===== Supplied material

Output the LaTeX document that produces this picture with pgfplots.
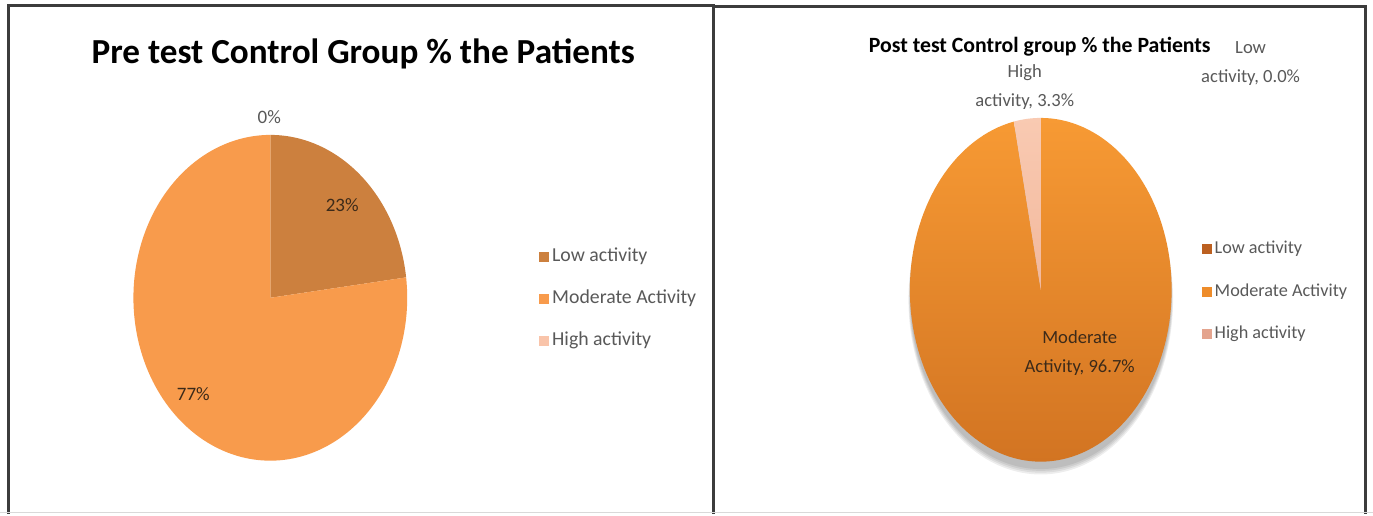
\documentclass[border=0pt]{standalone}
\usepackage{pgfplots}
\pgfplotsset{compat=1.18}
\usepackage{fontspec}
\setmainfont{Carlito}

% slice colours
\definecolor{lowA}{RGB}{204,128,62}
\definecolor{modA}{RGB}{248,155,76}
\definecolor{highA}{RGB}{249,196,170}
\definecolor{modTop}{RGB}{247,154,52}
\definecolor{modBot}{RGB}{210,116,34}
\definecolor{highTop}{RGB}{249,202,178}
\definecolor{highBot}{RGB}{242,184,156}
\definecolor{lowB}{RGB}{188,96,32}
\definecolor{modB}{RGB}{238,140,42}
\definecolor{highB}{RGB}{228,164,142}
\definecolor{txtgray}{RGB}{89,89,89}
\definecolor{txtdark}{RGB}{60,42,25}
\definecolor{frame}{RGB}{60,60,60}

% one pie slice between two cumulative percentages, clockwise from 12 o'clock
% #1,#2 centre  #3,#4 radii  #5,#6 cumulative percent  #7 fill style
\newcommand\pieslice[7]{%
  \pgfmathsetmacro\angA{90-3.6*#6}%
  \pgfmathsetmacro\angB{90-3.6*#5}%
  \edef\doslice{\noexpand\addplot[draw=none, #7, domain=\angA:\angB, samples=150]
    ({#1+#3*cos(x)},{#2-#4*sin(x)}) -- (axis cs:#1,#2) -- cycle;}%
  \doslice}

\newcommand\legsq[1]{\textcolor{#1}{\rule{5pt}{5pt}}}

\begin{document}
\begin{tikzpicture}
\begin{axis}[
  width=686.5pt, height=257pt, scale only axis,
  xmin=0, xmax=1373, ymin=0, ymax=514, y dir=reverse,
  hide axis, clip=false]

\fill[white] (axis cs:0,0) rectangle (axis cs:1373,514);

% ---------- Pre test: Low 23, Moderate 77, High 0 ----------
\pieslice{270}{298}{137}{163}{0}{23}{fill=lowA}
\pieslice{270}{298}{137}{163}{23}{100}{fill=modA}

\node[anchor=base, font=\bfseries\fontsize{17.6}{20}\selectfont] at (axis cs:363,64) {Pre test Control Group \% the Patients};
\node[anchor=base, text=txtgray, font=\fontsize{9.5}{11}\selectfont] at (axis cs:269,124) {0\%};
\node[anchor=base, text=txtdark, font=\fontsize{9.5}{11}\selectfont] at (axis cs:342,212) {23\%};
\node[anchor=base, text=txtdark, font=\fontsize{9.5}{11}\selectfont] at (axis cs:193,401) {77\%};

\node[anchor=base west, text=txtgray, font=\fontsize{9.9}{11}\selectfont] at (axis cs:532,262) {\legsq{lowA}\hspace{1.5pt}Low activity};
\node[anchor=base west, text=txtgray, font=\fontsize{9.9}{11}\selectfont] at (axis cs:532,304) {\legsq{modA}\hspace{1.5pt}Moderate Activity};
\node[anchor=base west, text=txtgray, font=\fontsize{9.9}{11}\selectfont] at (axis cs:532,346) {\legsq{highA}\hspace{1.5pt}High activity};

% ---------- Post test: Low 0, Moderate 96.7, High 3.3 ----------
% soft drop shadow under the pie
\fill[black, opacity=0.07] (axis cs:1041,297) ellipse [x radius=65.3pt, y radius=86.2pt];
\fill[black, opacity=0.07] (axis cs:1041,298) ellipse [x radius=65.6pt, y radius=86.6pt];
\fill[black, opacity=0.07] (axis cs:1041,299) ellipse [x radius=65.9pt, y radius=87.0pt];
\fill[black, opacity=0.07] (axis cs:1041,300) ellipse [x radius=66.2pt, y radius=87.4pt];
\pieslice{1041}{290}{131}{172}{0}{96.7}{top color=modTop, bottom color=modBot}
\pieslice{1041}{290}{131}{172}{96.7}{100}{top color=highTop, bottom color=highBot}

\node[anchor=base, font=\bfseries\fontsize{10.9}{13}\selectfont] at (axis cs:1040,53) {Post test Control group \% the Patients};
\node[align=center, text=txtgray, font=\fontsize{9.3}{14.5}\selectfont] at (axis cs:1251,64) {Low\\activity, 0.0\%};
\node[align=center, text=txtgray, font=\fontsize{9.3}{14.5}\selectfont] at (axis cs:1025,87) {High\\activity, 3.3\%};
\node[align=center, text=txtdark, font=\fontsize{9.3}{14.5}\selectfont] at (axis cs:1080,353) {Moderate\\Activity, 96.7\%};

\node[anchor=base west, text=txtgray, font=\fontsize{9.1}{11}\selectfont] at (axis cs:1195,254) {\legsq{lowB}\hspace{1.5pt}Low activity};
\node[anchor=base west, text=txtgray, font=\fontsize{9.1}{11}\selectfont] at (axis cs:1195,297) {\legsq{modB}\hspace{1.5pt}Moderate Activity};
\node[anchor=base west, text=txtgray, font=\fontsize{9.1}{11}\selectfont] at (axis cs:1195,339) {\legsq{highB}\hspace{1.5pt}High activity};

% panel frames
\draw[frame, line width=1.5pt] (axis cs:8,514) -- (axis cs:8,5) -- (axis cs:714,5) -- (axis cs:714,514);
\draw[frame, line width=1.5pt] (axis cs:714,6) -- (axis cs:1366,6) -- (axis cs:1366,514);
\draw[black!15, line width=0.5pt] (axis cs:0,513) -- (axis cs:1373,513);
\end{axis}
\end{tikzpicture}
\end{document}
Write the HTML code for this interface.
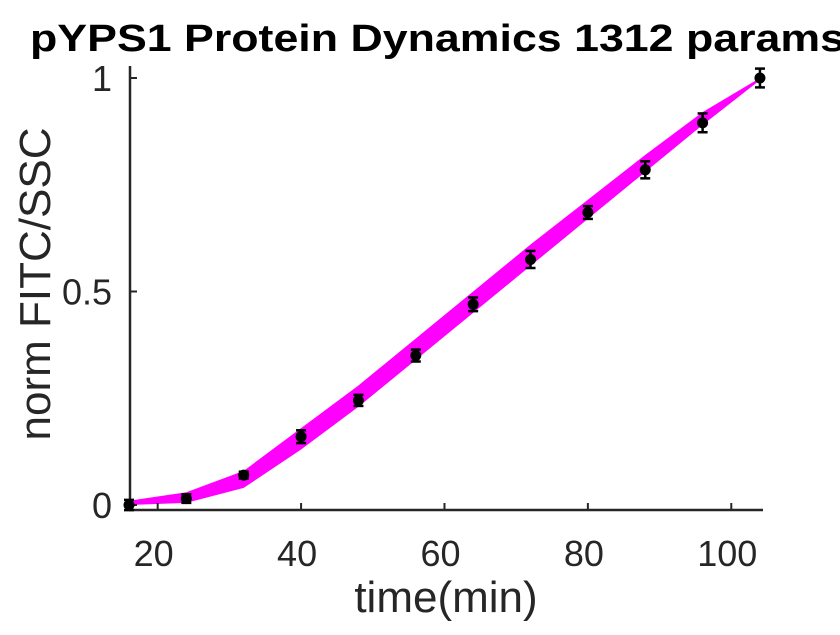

==========

Write out the material above again, word for word, minus its pictures.

Output the LaTeX document that produces this picture with pgfplots.
\documentclass[border=0pt]{standalone}
\usepackage{pgfplots}
\pgfplotsset{compat=1.18}
\usepackage{fontspec}
\setmainfont{Carlito}

% slice colours
\definecolor{lowA}{RGB}{204,128,62}
\definecolor{modA}{RGB}{248,155,76}
\definecolor{highA}{RGB}{249,196,170}
\definecolor{modTop}{RGB}{247,154,52}
\definecolor{modBot}{RGB}{210,116,34}
\definecolor{highTop}{RGB}{249,202,178}
\definecolor{highBot}{RGB}{242,184,156}
\definecolor{lowB}{RGB}{188,96,32}
\definecolor{modB}{RGB}{238,140,42}
\definecolor{highB}{RGB}{228,164,142}
\definecolor{txtgray}{RGB}{89,89,89}
\definecolor{txtdark}{RGB}{60,42,25}
\definecolor{frame}{RGB}{60,60,60}

% one pie slice between two cumulative percentages, clockwise from 12 o'clock
% #1,#2 centre  #3,#4 radii  #5,#6 cumulative percent  #7 fill style
\newcommand\pieslice[7]{%
  \pgfmathsetmacro\angA{90-3.6*#6}%
  \pgfmathsetmacro\angB{90-3.6*#5}%
  \edef\doslice{\noexpand\addplot[draw=none, #7, domain=\angA:\angB, samples=150]
    ({#1+#3*cos(x)},{#2-#4*sin(x)}) -- (axis cs:#1,#2) -- cycle;}%
  \doslice}

\newcommand\legsq[1]{\textcolor{#1}{\rule{5pt}{5pt}}}

\begin{document}
\begin{tikzpicture}
\begin{axis}[
  width=686.5pt, height=257pt, scale only axis,
  xmin=0, xmax=1373, ymin=0, ymax=514, y dir=reverse,
  hide axis, clip=false]

\fill[white] (axis cs:0,0) rectangle (axis cs:1373,514);

% ---------- Pre test: Low 23, Moderate 77, High 0 ----------
\pieslice{270}{298}{137}{163}{0}{23}{fill=lowA}
\pieslice{270}{298}{137}{163}{23}{100}{fill=modA}

\node[anchor=base, font=\bfseries\fontsize{17.6}{20}\selectfont] at (axis cs:363,64) {Pre test Control Group \% the Patients};
\node[anchor=base, text=txtgray, font=\fontsize{9.5}{11}\selectfont] at (axis cs:269,124) {0\%};
\node[anchor=base, text=txtdark, font=\fontsize{9.5}{11}\selectfont] at (axis cs:342,212) {23\%};
\node[anchor=base, text=txtdark, font=\fontsize{9.5}{11}\selectfont] at (axis cs:193,401) {77\%};

\node[anchor=base west, text=txtgray, font=\fontsize{9.9}{11}\selectfont] at (axis cs:532,262) {\legsq{lowA}\hspace{1.5pt}Low activity};
\node[anchor=base west, text=txtgray, font=\fontsize{9.9}{11}\selectfont] at (axis cs:532,304) {\legsq{modA}\hspace{1.5pt}Moderate Activity};
\node[anchor=base west, text=txtgray, font=\fontsize{9.9}{11}\selectfont] at (axis cs:532,346) {\legsq{highA}\hspace{1.5pt}High activity};

% ---------- Post test: Low 0, Moderate 96.7, High 3.3 ----------
% soft drop shadow under the pie
\fill[black, opacity=0.07] (axis cs:1041,297) ellipse [x radius=65.3pt, y radius=86.2pt];
\fill[black, opacity=0.07] (axis cs:1041,298) ellipse [x radius=65.6pt, y radius=86.6pt];
\fill[black, opacity=0.07] (axis cs:1041,299) ellipse [x radius=65.9pt, y radius=87.0pt];
\fill[black, opacity=0.07] (axis cs:1041,300) ellipse [x radius=66.2pt, y radius=87.4pt];
\pieslice{1041}{290}{131}{172}{0}{96.7}{top color=modTop, bottom color=modBot}
\pieslice{1041}{290}{131}{172}{96.7}{100}{top color=highTop, bottom color=highBot}

\node[anchor=base, font=\bfseries\fontsize{10.9}{13}\selectfont] at (axis cs:1040,53) {Post test Control group \% the Patients};
\node[align=center, text=txtgray, font=\fontsize{9.3}{14.5}\selectfont] at (axis cs:1251,64) {Low\\activity, 0.0\%};
\node[align=center, text=txtgray, font=\fontsize{9.3}{14.5}\selectfont] at (axis cs:1025,87) {High\\activity, 3.3\%};
\node[align=center, text=txtdark, font=\fontsize{9.3}{14.5}\selectfont] at (axis cs:1080,353) {Moderate\\Activity, 96.7\%};

\node[anchor=base west, text=txtgray, font=\fontsize{9.1}{11}\selectfont] at (axis cs:1195,254) {\legsq{lowB}\hspace{1.5pt}Low activity};
\node[anchor=base west, text=txtgray, font=\fontsize{9.1}{11}\selectfont] at (axis cs:1195,297) {\legsq{modB}\hspace{1.5pt}Moderate Activity};
\node[anchor=base west, text=txtgray, font=\fontsize{9.1}{11}\selectfont] at (axis cs:1195,339) {\legsq{highB}\hspace{1.5pt}High activity};

% panel frames
\draw[frame, line width=1.5pt] (axis cs:8,514) -- (axis cs:8,5) -- (axis cs:714,5) -- (axis cs:714,514);
\draw[frame, line width=1.5pt] (axis cs:714,6) -- (axis cs:1366,6) -- (axis cs:1366,514);
\draw[black!15, line width=0.5pt] (axis cs:0,513) -- (axis cs:1373,513);
\end{axis}
\end{tikzpicture}
\end{document}
Write the HTML code for this interface.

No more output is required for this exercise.